To calculate the CPI, a base year is established, and the cost of the basket in subsequent periods is compared to the cost in the base year. The CPI is typically expressed as an index number, with the base year often set to 100. The percentage change in the CPI over time is then reported as the inflation rate. For example, if the CPI rises from 280 to 285 over a year, the inflation rate would be calculated as ((285-280)/280) * 100%, which equals approximately 1.79%. This indicates that prices, on average, have increased by about 1.79% over that year.
While the CPI focuses on the consumer perspective, the Producer Price Index (PPI) measures inflation from the perspective of domestic producers. Instead of consumer prices, the PPI tracks the prices that producers receive for goods and services at various stages of production. This includes prices for raw materials, intermediate goods, and finished goods. The PPI can be seen as an early indicator of inflationary pressures because increases in producer prices often eventually get passed on to consumers. The BLS also collects data for the PPI, surveying businesses across different industries. The PPI is categorized by industry and commodity, providing a detailed view of price changes at the wholesale level.
Another important measure of inflation is the Personal Consumption Expenditures Price Index (PCE). The PCE is tracked by the Bureau of Economic Analysis (BEA) and is based on data from businesses about what they sell, rather than consumer surveys like the CPI. This difference in data sources is significant. The PCE covers a broader range of goods and services than the CPI and uses a different formula for calculation that allows for changes in consumer spending patterns. For instance, if the price of beef rises sharply, consumers might switch to chicken. The PCE methodology is designed to capture this substitution effect, whereas the CPI’s fixed basket might overstate inflation in such a scenario.
The Federal Reserve (the central bank of the United States) explicitly states that the PCE price index is their preferred measure of inflation for monetary policy decisions. They find the PCE to be a more comprehensive and accurate reflection of inflation trends compared to the CPI. While both CPI and PCE are valuable, the PCE’s broader scope and methodological differences make it a favored metric for assessing overall inflation in the economy.
Finally, it’s important to understand the concept of core inflation. Both CPI and PCE have “core” versions that exclude volatile food and energy prices. Food and energy prices are often subject to significant short-term fluctuations due to factors like weather, geopolitical events, and supply shocks, which can obscure the underlying trend of inflation.
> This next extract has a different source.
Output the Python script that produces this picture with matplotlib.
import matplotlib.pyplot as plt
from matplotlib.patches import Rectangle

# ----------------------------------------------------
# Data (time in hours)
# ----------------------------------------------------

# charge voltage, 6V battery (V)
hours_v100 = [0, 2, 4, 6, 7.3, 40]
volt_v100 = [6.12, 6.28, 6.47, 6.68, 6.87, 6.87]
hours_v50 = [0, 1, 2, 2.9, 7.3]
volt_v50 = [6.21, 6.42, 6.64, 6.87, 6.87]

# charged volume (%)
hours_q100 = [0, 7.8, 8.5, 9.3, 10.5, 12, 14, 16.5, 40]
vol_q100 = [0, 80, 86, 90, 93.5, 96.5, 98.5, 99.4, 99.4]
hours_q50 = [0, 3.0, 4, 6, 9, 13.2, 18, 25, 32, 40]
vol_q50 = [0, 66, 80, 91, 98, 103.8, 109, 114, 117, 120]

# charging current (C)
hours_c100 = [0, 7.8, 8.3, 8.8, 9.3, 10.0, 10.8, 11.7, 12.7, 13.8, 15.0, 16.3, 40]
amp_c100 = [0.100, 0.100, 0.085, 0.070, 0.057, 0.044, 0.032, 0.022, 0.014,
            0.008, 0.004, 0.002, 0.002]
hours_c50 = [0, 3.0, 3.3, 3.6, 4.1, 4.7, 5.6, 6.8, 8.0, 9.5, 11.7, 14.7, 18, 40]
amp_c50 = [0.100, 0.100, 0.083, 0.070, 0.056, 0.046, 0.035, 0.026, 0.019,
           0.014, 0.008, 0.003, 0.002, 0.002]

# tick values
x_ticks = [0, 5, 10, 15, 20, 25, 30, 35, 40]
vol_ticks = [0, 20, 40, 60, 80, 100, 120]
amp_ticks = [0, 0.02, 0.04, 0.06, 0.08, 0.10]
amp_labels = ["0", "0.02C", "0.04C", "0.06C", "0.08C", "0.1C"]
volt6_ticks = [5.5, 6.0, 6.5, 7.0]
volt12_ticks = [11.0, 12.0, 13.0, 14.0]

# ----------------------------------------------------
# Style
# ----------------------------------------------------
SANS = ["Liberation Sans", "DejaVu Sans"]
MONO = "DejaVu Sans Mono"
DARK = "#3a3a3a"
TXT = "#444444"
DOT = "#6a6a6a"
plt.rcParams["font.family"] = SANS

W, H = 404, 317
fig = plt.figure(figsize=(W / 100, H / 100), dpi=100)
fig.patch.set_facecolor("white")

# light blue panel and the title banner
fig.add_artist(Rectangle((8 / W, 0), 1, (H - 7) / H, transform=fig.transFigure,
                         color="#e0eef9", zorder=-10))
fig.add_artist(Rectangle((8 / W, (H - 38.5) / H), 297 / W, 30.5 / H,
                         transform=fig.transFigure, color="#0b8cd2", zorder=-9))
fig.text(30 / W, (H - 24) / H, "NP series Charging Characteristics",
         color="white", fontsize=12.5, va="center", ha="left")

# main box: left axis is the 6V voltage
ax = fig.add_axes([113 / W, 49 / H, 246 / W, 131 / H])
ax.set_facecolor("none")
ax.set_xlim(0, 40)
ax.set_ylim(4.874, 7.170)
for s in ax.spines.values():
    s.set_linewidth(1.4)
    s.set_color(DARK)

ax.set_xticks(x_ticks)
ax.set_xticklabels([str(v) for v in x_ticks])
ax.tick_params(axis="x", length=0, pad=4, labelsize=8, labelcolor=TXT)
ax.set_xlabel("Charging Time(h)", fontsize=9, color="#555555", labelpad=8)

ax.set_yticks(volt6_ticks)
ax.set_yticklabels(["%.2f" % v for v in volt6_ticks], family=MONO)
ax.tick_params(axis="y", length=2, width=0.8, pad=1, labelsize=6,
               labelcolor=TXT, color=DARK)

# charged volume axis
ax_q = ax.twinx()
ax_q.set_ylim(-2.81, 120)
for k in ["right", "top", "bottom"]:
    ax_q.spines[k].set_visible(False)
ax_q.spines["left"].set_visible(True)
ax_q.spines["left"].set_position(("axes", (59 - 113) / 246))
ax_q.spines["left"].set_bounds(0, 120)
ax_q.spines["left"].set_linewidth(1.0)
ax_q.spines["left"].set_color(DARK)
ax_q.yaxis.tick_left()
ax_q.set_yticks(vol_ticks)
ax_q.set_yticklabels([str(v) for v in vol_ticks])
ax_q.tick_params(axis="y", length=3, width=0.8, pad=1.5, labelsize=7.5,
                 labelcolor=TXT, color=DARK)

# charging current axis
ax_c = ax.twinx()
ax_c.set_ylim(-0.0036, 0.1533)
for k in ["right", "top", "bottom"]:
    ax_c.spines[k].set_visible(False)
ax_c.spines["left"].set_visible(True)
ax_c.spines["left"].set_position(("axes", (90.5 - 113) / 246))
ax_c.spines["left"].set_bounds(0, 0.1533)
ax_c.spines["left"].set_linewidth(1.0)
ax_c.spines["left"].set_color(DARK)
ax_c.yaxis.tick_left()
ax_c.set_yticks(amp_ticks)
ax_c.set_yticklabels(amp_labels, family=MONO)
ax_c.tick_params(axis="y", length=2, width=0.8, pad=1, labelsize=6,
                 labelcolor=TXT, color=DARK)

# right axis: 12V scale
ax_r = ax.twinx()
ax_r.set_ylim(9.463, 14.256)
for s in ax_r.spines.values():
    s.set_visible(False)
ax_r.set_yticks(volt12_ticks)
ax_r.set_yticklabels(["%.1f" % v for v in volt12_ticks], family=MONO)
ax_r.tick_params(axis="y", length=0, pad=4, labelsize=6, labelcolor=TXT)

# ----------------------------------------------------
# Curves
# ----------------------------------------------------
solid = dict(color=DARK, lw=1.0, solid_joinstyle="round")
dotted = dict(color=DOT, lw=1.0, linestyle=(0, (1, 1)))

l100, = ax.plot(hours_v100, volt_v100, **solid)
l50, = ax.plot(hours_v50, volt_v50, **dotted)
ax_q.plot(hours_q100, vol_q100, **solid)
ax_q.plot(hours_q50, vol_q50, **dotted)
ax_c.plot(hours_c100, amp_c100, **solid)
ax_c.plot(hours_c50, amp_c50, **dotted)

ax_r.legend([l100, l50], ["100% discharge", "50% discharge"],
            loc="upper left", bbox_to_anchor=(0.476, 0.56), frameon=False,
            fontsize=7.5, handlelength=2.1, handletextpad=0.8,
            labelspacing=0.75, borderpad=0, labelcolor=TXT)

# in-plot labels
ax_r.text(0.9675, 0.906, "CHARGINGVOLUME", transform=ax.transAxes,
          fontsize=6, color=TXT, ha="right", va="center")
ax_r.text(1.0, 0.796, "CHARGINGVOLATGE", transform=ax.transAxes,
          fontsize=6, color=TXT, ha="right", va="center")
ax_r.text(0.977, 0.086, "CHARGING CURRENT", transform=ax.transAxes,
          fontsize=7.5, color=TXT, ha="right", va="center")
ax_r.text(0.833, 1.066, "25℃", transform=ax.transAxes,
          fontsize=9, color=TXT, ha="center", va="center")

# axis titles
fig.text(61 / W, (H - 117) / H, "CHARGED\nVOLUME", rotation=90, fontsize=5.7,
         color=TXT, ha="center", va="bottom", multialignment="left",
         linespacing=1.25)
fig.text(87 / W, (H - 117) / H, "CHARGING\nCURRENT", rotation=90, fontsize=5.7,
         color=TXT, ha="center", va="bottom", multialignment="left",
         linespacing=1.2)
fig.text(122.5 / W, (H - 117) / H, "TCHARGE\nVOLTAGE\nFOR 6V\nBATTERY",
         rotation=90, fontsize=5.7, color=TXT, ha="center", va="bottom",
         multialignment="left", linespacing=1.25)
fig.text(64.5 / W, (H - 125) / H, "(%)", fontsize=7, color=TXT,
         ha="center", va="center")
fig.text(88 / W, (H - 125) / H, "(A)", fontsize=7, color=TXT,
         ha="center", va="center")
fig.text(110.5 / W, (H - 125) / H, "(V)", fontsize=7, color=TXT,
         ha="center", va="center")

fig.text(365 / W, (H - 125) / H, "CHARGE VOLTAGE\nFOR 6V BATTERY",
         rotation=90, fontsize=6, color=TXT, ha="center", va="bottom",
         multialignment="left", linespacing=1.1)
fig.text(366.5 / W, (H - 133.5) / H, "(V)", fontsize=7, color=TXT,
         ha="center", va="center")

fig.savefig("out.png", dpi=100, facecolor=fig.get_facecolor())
Core inflation measures provide a smoother and potentially more reliable indicator of persistent inflationary pressures in the economy. Policymakers often pay close attention to core inflation when making decisions about interest rates and other monetary policy tools.
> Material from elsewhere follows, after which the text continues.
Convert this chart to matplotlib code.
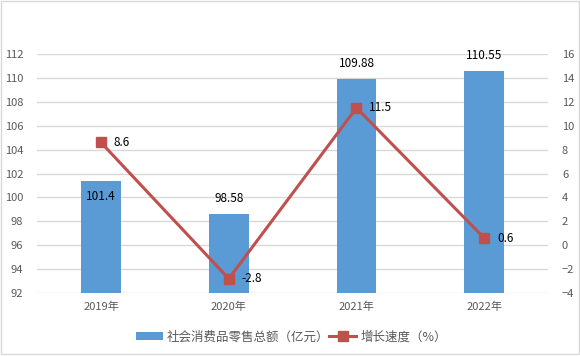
import matplotlib.pyplot as plt
from matplotlib.patches import Rectangle

plt.rcParams['font.family'] = ['Noto Sans CJK SC', 'DejaVu Sans']

years = ['2019年', '2020年', '2021年', '2022年']
sales = [101.4, 98.58, 109.88, 110.55]
growth = [8.6, -2.8, 11.5, 0.6]
sales_labels = ['101.4', '98.58', '109.88', '110.55']
growth_labels = ['8.6', '-2.8', '11.5', '0.6']

bar_color = '#5B9BD5'
line_color = '#C0504D'
tick_color = '#595959'
grid_color = '#D9D9D9'

fig = plt.figure(figsize=(5.8, 3.56), dpi=100)
ax = fig.add_axes([0.064, 0.177, 0.881, 0.671])
ax2 = ax.twinx()

x = list(range(len(years)))
ax.bar(x, sales, width=0.31, color=bar_color, zorder=2, label='社会消费品零售总额（亿元）')
ax.set_ylim(92, 112)
ax.set_yticks(range(92, 113, 2))
ax.set_xlim(-0.5, 3.5)
ax.set_xticks(x)
ax.set_xticklabels(years)
ax.grid(axis='y', color=grid_color, linewidth=1, zorder=0)
ax.set_axisbelow(True)

# first label sits inside the bar, the rest above it
for i, (v, s) in enumerate(zip(sales, sales_labels)):
    off = -1.35 if i == 0 else 1.35
    ax.text(i, v + off, s, ha='center', va='center', fontsize=8.5, color='black', zorder=5)

ax2.plot(x, growth, color=line_color, linewidth=2.2, marker='s', markersize=7,
         zorder=4, label='增长速度（%）')
ax2.set_ylim(-4, 16)
ax2.set_yticks(range(-4, 17, 2))
for i, (v, s) in enumerate(zip(growth, growth_labels)):
    ax2.text(i + 0.1, v, s, ha='left', va='center', fontsize=8.5, color='black', zorder=5)

for a in (ax, ax2):
    for sp in a.spines.values():
        sp.set_visible(False)
    a.tick_params(length=0, labelsize=8, colors=tick_color)
ax.tick_params(axis='y', pad=10)
ax2.tick_params(axis='y', pad=10)
ax.tick_params(axis='x', pad=6)

h1, l1 = ax.get_legend_handles_labels()
h2, l2 = ax2.get_legend_handles_labels()
fig.legend(h1 + h2, l1 + l2, loc='center', bbox_to_anchor=(0.502, 0.053), ncol=2,
           frameon=False, fontsize=9, handlelength=2.2, handleheight=0.6,
           handletextpad=0.3, columnspacing=-0.05, labelcolor=tick_color)

fig.patches.append(Rectangle((0.001, 0.006), 0.997, 0.99, transform=fig.transFigure,
                             fill=False, edgecolor='#D9D9D9', linewidth=1))

fig.savefig('out.png', dpi=100)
In summary, measuring inflation is a complex process that relies on constructing and tracking price indexes like the CPI, PPI, and PCE. Each index offers a slightly different perspective on price changes within the economy, reflecting different stages of production and consumption. Understanding these different measures and their nuances is crucial for comprehending the overall inflationary environment and its implications for individuals, businesses, and the economy as a whole.